▶ **EXERCISE OBJECTIVE**:
Every record must be transcribed in its entirety, apart from the images, which are to be omitted.

▶ **EXTRACTED MATERIAL**:

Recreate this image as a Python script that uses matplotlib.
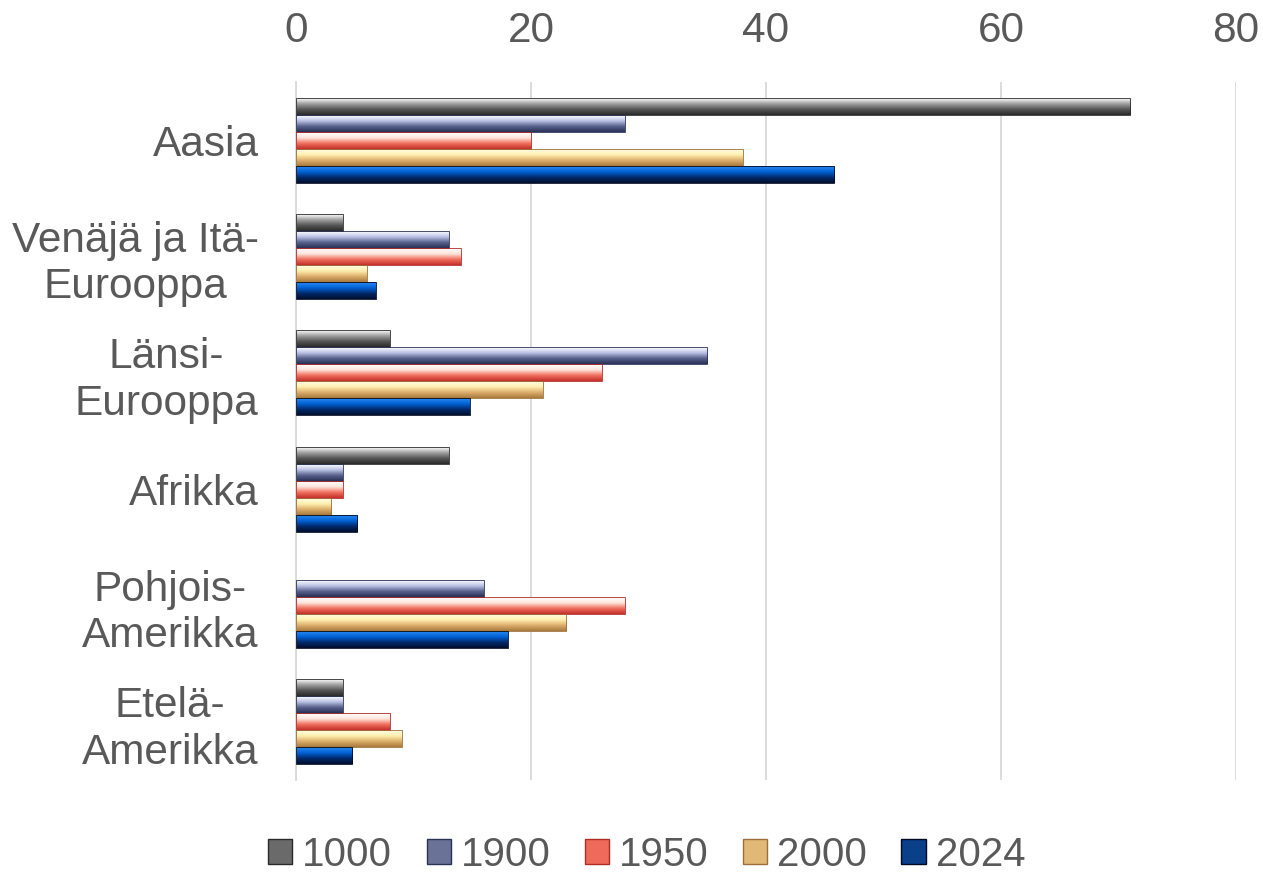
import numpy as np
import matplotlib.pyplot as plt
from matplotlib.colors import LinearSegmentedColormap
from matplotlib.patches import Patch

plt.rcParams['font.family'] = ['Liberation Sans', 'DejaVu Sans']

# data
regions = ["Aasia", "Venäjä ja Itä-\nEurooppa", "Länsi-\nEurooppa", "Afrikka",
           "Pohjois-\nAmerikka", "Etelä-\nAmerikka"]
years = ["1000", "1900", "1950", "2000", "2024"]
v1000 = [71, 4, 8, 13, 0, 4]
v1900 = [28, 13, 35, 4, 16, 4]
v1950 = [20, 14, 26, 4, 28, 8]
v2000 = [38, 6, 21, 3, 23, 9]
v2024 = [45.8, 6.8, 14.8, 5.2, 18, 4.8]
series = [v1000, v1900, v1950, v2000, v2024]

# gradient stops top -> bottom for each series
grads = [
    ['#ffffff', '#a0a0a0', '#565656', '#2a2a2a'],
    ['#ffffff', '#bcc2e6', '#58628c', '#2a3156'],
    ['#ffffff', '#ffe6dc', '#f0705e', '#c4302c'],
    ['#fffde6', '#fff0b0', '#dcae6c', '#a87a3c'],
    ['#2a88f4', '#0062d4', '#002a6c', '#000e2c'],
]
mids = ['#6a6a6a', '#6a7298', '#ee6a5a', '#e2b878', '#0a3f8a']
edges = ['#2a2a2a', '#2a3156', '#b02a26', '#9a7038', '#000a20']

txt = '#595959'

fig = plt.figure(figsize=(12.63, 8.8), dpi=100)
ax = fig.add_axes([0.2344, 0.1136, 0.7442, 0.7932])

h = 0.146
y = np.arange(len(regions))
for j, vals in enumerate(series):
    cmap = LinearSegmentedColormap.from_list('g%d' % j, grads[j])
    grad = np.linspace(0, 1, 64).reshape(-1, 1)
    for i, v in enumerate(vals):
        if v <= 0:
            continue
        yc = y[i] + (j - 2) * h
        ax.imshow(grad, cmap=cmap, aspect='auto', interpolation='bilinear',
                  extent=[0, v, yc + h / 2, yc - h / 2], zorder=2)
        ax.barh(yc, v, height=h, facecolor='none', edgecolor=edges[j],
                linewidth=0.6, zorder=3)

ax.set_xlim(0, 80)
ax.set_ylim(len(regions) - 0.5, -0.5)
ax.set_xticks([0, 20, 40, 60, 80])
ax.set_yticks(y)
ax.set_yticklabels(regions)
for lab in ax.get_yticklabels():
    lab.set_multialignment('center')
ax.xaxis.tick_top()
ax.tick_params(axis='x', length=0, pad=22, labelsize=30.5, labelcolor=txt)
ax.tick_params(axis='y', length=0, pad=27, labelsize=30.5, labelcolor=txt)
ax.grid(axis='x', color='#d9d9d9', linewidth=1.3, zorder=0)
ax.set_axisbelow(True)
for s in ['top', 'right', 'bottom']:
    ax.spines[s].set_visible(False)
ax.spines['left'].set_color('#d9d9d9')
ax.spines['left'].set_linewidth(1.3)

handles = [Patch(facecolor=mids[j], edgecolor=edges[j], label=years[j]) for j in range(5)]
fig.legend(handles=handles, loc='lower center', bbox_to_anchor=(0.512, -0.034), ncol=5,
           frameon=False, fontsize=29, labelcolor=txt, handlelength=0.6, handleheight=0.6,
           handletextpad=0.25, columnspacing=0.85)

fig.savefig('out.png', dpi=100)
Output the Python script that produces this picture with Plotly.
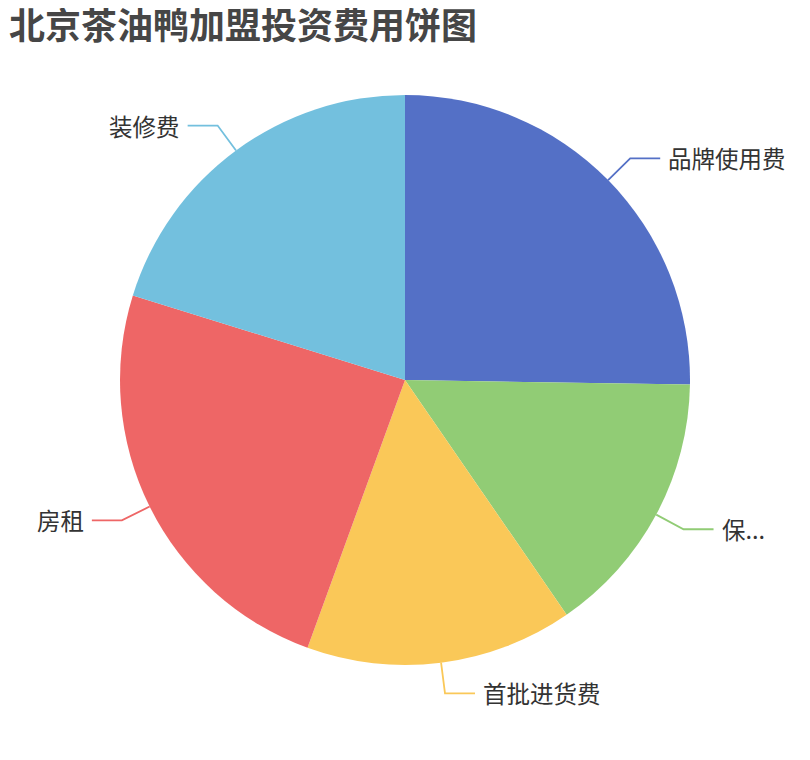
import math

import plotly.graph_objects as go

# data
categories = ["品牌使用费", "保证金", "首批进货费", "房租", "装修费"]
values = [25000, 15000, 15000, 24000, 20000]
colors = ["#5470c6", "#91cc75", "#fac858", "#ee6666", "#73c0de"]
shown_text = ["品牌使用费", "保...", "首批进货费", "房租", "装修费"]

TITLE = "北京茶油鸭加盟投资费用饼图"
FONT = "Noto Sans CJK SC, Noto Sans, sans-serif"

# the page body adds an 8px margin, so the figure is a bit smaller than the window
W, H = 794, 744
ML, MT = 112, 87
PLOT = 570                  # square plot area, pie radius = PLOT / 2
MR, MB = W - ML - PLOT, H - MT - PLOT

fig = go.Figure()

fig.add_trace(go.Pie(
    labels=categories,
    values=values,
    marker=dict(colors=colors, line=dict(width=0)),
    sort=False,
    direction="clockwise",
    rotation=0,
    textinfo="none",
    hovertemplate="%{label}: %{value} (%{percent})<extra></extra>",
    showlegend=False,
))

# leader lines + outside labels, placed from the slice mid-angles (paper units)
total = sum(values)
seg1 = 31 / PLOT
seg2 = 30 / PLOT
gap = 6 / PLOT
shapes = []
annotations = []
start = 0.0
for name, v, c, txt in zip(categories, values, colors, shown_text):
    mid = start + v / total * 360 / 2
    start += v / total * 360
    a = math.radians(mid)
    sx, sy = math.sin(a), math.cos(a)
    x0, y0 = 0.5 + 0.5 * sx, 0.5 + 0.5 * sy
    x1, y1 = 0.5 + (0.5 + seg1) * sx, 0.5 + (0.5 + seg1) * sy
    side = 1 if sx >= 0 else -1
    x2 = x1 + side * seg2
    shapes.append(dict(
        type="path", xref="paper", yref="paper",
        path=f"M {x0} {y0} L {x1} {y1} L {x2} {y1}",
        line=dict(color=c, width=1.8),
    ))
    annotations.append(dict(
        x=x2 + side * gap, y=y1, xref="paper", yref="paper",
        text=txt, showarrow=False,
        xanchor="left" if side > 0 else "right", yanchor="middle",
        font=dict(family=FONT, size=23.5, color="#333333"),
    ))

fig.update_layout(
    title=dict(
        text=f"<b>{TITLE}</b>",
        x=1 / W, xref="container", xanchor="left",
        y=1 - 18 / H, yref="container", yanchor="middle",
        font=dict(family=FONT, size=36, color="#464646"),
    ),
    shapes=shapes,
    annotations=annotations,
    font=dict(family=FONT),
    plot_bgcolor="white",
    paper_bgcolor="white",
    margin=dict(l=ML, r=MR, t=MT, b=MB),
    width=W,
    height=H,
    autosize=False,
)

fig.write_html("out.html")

▶ **SOLUTION TO THE EXERCISE**:
Recreate this image as a Python script that uses matplotlib.
import numpy as np
import matplotlib.pyplot as plt
from matplotlib.colors import LinearSegmentedColormap
from matplotlib.patches import Patch

plt.rcParams['font.family'] = ['Liberation Sans', 'DejaVu Sans']

# data
regions = ["Aasia", "Venäjä ja Itä-\nEurooppa", "Länsi-\nEurooppa", "Afrikka",
           "Pohjois-\nAmerikka", "Etelä-\nAmerikka"]
years = ["1000", "1900", "1950", "2000", "2024"]
v1000 = [71, 4, 8, 13, 0, 4]
v1900 = [28, 13, 35, 4, 16, 4]
v1950 = [20, 14, 26, 4, 28, 8]
v2000 = [38, 6, 21, 3, 23, 9]
v2024 = [45.8, 6.8, 14.8, 5.2, 18, 4.8]
series = [v1000, v1900, v1950, v2000, v2024]

# gradient stops top -> bottom for each series
grads = [
    ['#ffffff', '#a0a0a0', '#565656', '#2a2a2a'],
    ['#ffffff', '#bcc2e6', '#58628c', '#2a3156'],
    ['#ffffff', '#ffe6dc', '#f0705e', '#c4302c'],
    ['#fffde6', '#fff0b0', '#dcae6c', '#a87a3c'],
    ['#2a88f4', '#0062d4', '#002a6c', '#000e2c'],
]
mids = ['#6a6a6a', '#6a7298', '#ee6a5a', '#e2b878', '#0a3f8a']
edges = ['#2a2a2a', '#2a3156', '#b02a26', '#9a7038', '#000a20']

txt = '#595959'

fig = plt.figure(figsize=(12.63, 8.8), dpi=100)
ax = fig.add_axes([0.2344, 0.1136, 0.7442, 0.7932])

h = 0.146
y = np.arange(len(regions))
for j, vals in enumerate(series):
    cmap = LinearSegmentedColormap.from_list('g%d' % j, grads[j])
    grad = np.linspace(0, 1, 64).reshape(-1, 1)
    for i, v in enumerate(vals):
        if v <= 0:
            continue
        yc = y[i] + (j - 2) * h
        ax.imshow(grad, cmap=cmap, aspect='auto', interpolation='bilinear',
                  extent=[0, v, yc + h / 2, yc - h / 2], zorder=2)
        ax.barh(yc, v, height=h, facecolor='none', edgecolor=edges[j],
                linewidth=0.6, zorder=3)

ax.set_xlim(0, 80)
ax.set_ylim(len(regions) - 0.5, -0.5)
ax.set_xticks([0, 20, 40, 60, 80])
ax.set_yticks(y)
ax.set_yticklabels(regions)
for lab in ax.get_yticklabels():
    lab.set_multialignment('center')
ax.xaxis.tick_top()
ax.tick_params(axis='x', length=0, pad=22, labelsize=30.5, labelcolor=txt)
ax.tick_params(axis='y', length=0, pad=27, labelsize=30.5, labelcolor=txt)
ax.grid(axis='x', color='#d9d9d9', linewidth=1.3, zorder=0)
ax.set_axisbelow(True)
for s in ['top', 'right', 'bottom']:
    ax.spines[s].set_visible(False)
ax.spines['left'].set_color('#d9d9d9')
ax.spines['left'].set_linewidth(1.3)

handles = [Patch(facecolor=mids[j], edgecolor=edges[j], label=years[j]) for j in range(5)]
fig.legend(handles=handles, loc='lower center', bbox_to_anchor=(0.512, -0.034), ncol=5,
           frameon=False, fontsize=29, labelcolor=txt, handlelength=0.6, handleheight=0.6,
           handletextpad=0.25, columnspacing=0.85)

fig.savefig('out.png', dpi=100)
Output the Python script that produces this picture with Plotly.
import math

import plotly.graph_objects as go

# data
categories = ["品牌使用费", "保证金", "首批进货费", "房租", "装修费"]
values = [25000, 15000, 15000, 24000, 20000]
colors = ["#5470c6", "#91cc75", "#fac858", "#ee6666", "#73c0de"]
shown_text = ["品牌使用费", "保...", "首批进货费", "房租", "装修费"]

TITLE = "北京茶油鸭加盟投资费用饼图"
FONT = "Noto Sans CJK SC, Noto Sans, sans-serif"

# the page body adds an 8px margin, so the figure is a bit smaller than the window
W, H = 794, 744
ML, MT = 112, 87
PLOT = 570                  # square plot area, pie radius = PLOT / 2
MR, MB = W - ML - PLOT, H - MT - PLOT

fig = go.Figure()

fig.add_trace(go.Pie(
    labels=categories,
    values=values,
    marker=dict(colors=colors, line=dict(width=0)),
    sort=False,
    direction="clockwise",
    rotation=0,
    textinfo="none",
    hovertemplate="%{label}: %{value} (%{percent})<extra></extra>",
    showlegend=False,
))

# leader lines + outside labels, placed from the slice mid-angles (paper units)
total = sum(values)
seg1 = 31 / PLOT
seg2 = 30 / PLOT
gap = 6 / PLOT
shapes = []
annotations = []
start = 0.0
for name, v, c, txt in zip(categories, values, colors, shown_text):
    mid = start + v / total * 360 / 2
    start += v / total * 360
    a = math.radians(mid)
    sx, sy = math.sin(a), math.cos(a)
    x0, y0 = 0.5 + 0.5 * sx, 0.5 + 0.5 * sy
    x1, y1 = 0.5 + (0.5 + seg1) * sx, 0.5 + (0.5 + seg1) * sy
    side = 1 if sx >= 0 else -1
    x2 = x1 + side * seg2
    shapes.append(dict(
        type="path", xref="paper", yref="paper",
        path=f"M {x0} {y0} L {x1} {y1} L {x2} {y1}",
        line=dict(color=c, width=1.8),
    ))
    annotations.append(dict(
        x=x2 + side * gap, y=y1, xref="paper", yref="paper",
        text=txt, showarrow=False,
        xanchor="left" if side > 0 else "right", yanchor="middle",
        font=dict(family=FONT, size=23.5, color="#333333"),
    ))

fig.update_layout(
    title=dict(
        text=f"<b>{TITLE}</b>",
        x=1 / W, xref="container", xanchor="left",
        y=1 - 18 / H, yref="container", yanchor="middle",
        font=dict(family=FONT, size=36, color="#464646"),
    ),
    shapes=shapes,
    annotations=annotations,
    font=dict(family=FONT),
    plot_bgcolor="white",
    paper_bgcolor="white",
    margin=dict(l=ML, r=MR, t=MT, b=MB),
    width=W,
    height=H,
    autosize=False,
)

fig.write_html("out.html")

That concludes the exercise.